▶ _GIVEN MATERIAL_:
>> Start

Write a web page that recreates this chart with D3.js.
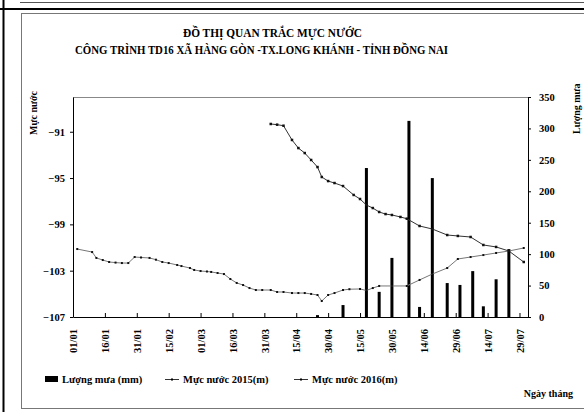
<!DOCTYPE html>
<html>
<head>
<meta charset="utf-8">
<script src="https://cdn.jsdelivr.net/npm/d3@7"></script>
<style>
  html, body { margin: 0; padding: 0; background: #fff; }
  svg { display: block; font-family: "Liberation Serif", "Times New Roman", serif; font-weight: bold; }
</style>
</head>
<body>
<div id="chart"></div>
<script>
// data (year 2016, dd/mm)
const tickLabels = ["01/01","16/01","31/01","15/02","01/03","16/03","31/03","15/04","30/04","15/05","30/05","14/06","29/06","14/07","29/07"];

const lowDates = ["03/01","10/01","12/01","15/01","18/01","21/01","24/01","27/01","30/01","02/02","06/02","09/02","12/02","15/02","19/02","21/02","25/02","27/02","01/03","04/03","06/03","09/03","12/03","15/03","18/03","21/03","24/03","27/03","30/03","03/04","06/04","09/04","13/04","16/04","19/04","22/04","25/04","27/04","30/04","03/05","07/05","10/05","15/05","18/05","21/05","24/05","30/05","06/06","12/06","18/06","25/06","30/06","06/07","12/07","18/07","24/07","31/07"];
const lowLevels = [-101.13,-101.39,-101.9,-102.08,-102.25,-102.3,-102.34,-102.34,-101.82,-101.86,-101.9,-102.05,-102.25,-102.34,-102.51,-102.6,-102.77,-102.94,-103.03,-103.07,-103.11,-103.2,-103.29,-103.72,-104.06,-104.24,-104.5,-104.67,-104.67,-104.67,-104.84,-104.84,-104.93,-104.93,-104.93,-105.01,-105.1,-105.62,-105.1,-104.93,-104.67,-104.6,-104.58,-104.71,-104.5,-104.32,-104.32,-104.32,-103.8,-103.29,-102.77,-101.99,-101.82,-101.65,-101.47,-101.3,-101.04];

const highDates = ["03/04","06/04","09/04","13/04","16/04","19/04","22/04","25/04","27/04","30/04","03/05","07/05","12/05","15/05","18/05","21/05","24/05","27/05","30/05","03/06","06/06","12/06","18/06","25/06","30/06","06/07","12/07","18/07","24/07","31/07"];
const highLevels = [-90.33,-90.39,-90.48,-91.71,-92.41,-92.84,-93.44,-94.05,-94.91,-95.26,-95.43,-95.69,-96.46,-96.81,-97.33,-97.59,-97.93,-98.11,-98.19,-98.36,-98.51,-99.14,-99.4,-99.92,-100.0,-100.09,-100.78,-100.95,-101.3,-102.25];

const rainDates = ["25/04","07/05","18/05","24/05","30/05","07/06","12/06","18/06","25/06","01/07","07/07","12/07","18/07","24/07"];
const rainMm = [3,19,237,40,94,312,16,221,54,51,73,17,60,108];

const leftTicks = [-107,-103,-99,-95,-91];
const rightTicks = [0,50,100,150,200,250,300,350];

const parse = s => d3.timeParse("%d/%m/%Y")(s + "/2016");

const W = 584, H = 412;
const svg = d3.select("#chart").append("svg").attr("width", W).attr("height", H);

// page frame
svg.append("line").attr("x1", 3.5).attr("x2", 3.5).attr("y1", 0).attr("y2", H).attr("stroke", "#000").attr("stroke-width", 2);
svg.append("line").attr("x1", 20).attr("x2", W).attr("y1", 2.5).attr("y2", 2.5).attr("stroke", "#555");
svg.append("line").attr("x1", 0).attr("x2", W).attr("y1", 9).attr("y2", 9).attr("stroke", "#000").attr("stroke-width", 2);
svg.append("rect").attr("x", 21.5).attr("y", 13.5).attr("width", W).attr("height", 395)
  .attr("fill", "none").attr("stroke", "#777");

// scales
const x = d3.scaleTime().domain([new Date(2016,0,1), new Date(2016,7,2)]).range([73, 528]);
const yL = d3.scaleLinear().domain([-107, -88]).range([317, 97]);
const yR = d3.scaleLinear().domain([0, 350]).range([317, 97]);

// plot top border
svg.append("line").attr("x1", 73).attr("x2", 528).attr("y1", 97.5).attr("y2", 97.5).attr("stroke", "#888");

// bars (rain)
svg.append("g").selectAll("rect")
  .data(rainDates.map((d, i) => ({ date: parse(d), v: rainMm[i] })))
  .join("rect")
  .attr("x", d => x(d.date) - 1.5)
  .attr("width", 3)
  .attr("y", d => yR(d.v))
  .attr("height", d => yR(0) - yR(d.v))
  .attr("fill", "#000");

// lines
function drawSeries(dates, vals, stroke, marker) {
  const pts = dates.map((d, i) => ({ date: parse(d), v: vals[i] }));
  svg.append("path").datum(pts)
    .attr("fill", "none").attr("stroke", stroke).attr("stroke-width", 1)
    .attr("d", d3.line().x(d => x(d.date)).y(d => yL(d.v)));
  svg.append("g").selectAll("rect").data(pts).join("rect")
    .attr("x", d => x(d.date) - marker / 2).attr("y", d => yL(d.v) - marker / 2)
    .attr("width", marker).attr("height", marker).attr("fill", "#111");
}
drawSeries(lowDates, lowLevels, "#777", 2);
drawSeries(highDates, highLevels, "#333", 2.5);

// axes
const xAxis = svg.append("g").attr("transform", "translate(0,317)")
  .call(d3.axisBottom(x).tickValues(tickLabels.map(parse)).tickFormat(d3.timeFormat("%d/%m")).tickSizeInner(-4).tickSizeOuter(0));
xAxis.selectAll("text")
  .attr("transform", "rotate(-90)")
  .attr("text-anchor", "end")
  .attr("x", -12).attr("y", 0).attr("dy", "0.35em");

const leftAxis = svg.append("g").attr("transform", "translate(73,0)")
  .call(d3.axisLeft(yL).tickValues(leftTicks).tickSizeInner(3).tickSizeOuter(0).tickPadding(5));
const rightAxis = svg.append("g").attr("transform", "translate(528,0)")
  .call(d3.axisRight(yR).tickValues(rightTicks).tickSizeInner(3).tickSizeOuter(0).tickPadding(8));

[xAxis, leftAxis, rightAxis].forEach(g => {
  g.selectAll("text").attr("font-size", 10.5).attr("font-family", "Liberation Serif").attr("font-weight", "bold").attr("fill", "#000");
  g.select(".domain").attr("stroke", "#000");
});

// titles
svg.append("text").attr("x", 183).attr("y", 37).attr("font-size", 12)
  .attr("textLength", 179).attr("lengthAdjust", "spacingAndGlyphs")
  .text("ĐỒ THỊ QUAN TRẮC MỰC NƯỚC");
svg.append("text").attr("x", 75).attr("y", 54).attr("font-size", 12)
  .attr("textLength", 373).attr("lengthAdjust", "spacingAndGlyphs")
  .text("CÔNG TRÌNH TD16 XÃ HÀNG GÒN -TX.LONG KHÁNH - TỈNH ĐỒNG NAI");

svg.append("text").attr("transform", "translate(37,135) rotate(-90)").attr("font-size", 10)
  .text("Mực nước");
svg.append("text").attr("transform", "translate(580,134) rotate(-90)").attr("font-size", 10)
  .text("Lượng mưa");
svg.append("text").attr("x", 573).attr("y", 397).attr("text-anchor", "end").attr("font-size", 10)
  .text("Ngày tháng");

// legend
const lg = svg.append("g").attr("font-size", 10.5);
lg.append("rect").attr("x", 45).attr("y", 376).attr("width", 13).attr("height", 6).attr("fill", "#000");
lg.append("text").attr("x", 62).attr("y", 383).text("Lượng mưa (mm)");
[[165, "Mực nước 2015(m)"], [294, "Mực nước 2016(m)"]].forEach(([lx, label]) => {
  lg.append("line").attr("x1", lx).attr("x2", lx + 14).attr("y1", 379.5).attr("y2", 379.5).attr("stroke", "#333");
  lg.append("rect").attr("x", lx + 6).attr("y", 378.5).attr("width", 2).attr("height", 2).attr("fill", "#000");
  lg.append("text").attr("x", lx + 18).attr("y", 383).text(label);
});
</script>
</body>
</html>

>> End

▶ _YOUR INSTRUCTIONS_: Leave out the pictures and reproduce the rest of the listing exactly.

▶ _SOLUTION TO THE EXERCISE_:
Write a web page that recreates this chart with D3.js.
<!DOCTYPE html>
<html>
<head>
<meta charset="utf-8">
<script src="https://cdn.jsdelivr.net/npm/d3@7"></script>
<style>
  html, body { margin: 0; padding: 0; background: #fff; }
  svg { display: block; font-family: "Liberation Serif", "Times New Roman", serif; font-weight: bold; }
</style>
</head>
<body>
<div id="chart"></div>
<script>
// data (year 2016, dd/mm)
const tickLabels = ["01/01","16/01","31/01","15/02","01/03","16/03","31/03","15/04","30/04","15/05","30/05","14/06","29/06","14/07","29/07"];

const lowDates = ["03/01","10/01","12/01","15/01","18/01","21/01","24/01","27/01","30/01","02/02","06/02","09/02","12/02","15/02","19/02","21/02","25/02","27/02","01/03","04/03","06/03","09/03","12/03","15/03","18/03","21/03","24/03","27/03","30/03","03/04","06/04","09/04","13/04","16/04","19/04","22/04","25/04","27/04","30/04","03/05","07/05","10/05","15/05","18/05","21/05","24/05","30/05","06/06","12/06","18/06","25/06","30/06","06/07","12/07","18/07","24/07","31/07"];
const lowLevels = [-101.13,-101.39,-101.9,-102.08,-102.25,-102.3,-102.34,-102.34,-101.82,-101.86,-101.9,-102.05,-102.25,-102.34,-102.51,-102.6,-102.77,-102.94,-103.03,-103.07,-103.11,-103.2,-103.29,-103.72,-104.06,-104.24,-104.5,-104.67,-104.67,-104.67,-104.84,-104.84,-104.93,-104.93,-104.93,-105.01,-105.1,-105.62,-105.1,-104.93,-104.67,-104.6,-104.58,-104.71,-104.5,-104.32,-104.32,-104.32,-103.8,-103.29,-102.77,-101.99,-101.82,-101.65,-101.47,-101.3,-101.04];

const highDates = ["03/04","06/04","09/04","13/04","16/04","19/04","22/04","25/04","27/04","30/04","03/05","07/05","12/05","15/05","18/05","21/05","24/05","27/05","30/05","03/06","06/06","12/06","18/06","25/06","30/06","06/07","12/07","18/07","24/07","31/07"];
const highLevels = [-90.33,-90.39,-90.48,-91.71,-92.41,-92.84,-93.44,-94.05,-94.91,-95.26,-95.43,-95.69,-96.46,-96.81,-97.33,-97.59,-97.93,-98.11,-98.19,-98.36,-98.51,-99.14,-99.4,-99.92,-100.0,-100.09,-100.78,-100.95,-101.3,-102.25];

const rainDates = ["25/04","07/05","18/05","24/05","30/05","07/06","12/06","18/06","25/06","01/07","07/07","12/07","18/07","24/07"];
const rainMm = [3,19,237,40,94,312,16,221,54,51,73,17,60,108];

const leftTicks = [-107,-103,-99,-95,-91];
const rightTicks = [0,50,100,150,200,250,300,350];

const parse = s => d3.timeParse("%d/%m/%Y")(s + "/2016");

const W = 584, H = 412;
const svg = d3.select("#chart").append("svg").attr("width", W).attr("height", H);

// page frame
svg.append("line").attr("x1", 3.5).attr("x2", 3.5).attr("y1", 0).attr("y2", H).attr("stroke", "#000").attr("stroke-width", 2);
svg.append("line").attr("x1", 20).attr("x2", W).attr("y1", 2.5).attr("y2", 2.5).attr("stroke", "#555");
svg.append("line").attr("x1", 0).attr("x2", W).attr("y1", 9).attr("y2", 9).attr("stroke", "#000").attr("stroke-width", 2);
svg.append("rect").attr("x", 21.5).attr("y", 13.5).attr("width", W).attr("height", 395)
  .attr("fill", "none").attr("stroke", "#777");

// scales
const x = d3.scaleTime().domain([new Date(2016,0,1), new Date(2016,7,2)]).range([73, 528]);
const yL = d3.scaleLinear().domain([-107, -88]).range([317, 97]);
const yR = d3.scaleLinear().domain([0, 350]).range([317, 97]);

// plot top border
svg.append("line").attr("x1", 73).attr("x2", 528).attr("y1", 97.5).attr("y2", 97.5).attr("stroke", "#888");

// bars (rain)
svg.append("g").selectAll("rect")
  .data(rainDates.map((d, i) => ({ date: parse(d), v: rainMm[i] })))
  .join("rect")
  .attr("x", d => x(d.date) - 1.5)
  .attr("width", 3)
  .attr("y", d => yR(d.v))
  .attr("height", d => yR(0) - yR(d.v))
  .attr("fill", "#000");

// lines
function drawSeries(dates, vals, stroke, marker) {
  const pts = dates.map((d, i) => ({ date: parse(d), v: vals[i] }));
  svg.append("path").datum(pts)
    .attr("fill", "none").attr("stroke", stroke).attr("stroke-width", 1)
    .attr("d", d3.line().x(d => x(d.date)).y(d => yL(d.v)));
  svg.append("g").selectAll("rect").data(pts).join("rect")
    .attr("x", d => x(d.date) - marker / 2).attr("y", d => yL(d.v) - marker / 2)
    .attr("width", marker).attr("height", marker).attr("fill", "#111");
}
drawSeries(lowDates, lowLevels, "#777", 2);
drawSeries(highDates, highLevels, "#333", 2.5);

// axes
const xAxis = svg.append("g").attr("transform", "translate(0,317)")
  .call(d3.axisBottom(x).tickValues(tickLabels.map(parse)).tickFormat(d3.timeFormat("%d/%m")).tickSizeInner(-4).tickSizeOuter(0));
xAxis.selectAll("text")
  .attr("transform", "rotate(-90)")
  .attr("text-anchor", "end")
  .attr("x", -12).attr("y", 0).attr("dy", "0.35em");

const leftAxis = svg.append("g").attr("transform", "translate(73,0)")
  .call(d3.axisLeft(yL).tickValues(leftTicks).tickSizeInner(3).tickSizeOuter(0).tickPadding(5));
const rightAxis = svg.append("g").attr("transform", "translate(528,0)")
  .call(d3.axisRight(yR).tickValues(rightTicks).tickSizeInner(3).tickSizeOuter(0).tickPadding(8));

[xAxis, leftAxis, rightAxis].forEach(g => {
  g.selectAll("text").attr("font-size", 10.5).attr("font-family", "Liberation Serif").attr("font-weight", "bold").attr("fill", "#000");
  g.select(".domain").attr("stroke", "#000");
});

// titles
svg.append("text").attr("x", 183).attr("y", 37).attr("font-size", 12)
  .attr("textLength", 179).attr("lengthAdjust", "spacingAndGlyphs")
  .text("ĐỒ THỊ QUAN TRẮC MỰC NƯỚC");
svg.append("text").attr("x", 75).attr("y", 54).attr("font-size", 12)
  .attr("textLength", 373).attr("lengthAdjust", "spacingAndGlyphs")
  .text("CÔNG TRÌNH TD16 XÃ HÀNG GÒN -TX.LONG KHÁNH - TỈNH ĐỒNG NAI");

svg.append("text").attr("transform", "translate(37,135) rotate(-90)").attr("font-size", 10)
  .text("Mực nước");
svg.append("text").attr("transform", "translate(580,134) rotate(-90)").attr("font-size", 10)
  .text("Lượng mưa");
svg.append("text").attr("x", 573).attr("y", 397).attr("text-anchor", "end").attr("font-size", 10)
  .text("Ngày tháng");

// legend
const lg = svg.append("g").attr("font-size", 10.5);
lg.append("rect").attr("x", 45).attr("y", 376).attr("width", 13).attr("height", 6).attr("fill", "#000");
lg.append("text").attr("x", 62).attr("y", 383).text("Lượng mưa (mm)");
[[165, "Mực nước 2015(m)"], [294, "Mực nước 2016(m)"]].forEach(([lx, label]) => {
  lg.append("line").attr("x1", lx).attr("x2", lx + 14).attr("y1", 379.5).attr("y2", 379.5).attr("stroke", "#333");
  lg.append("rect").attr("x", lx + 6).attr("y", 378.5).attr("width", 2).attr("height", 2).attr("fill", "#000");
  lg.append("text").attr("x", lx + 18).attr("y", 383).text(label);
});
</script>
</body>
</html>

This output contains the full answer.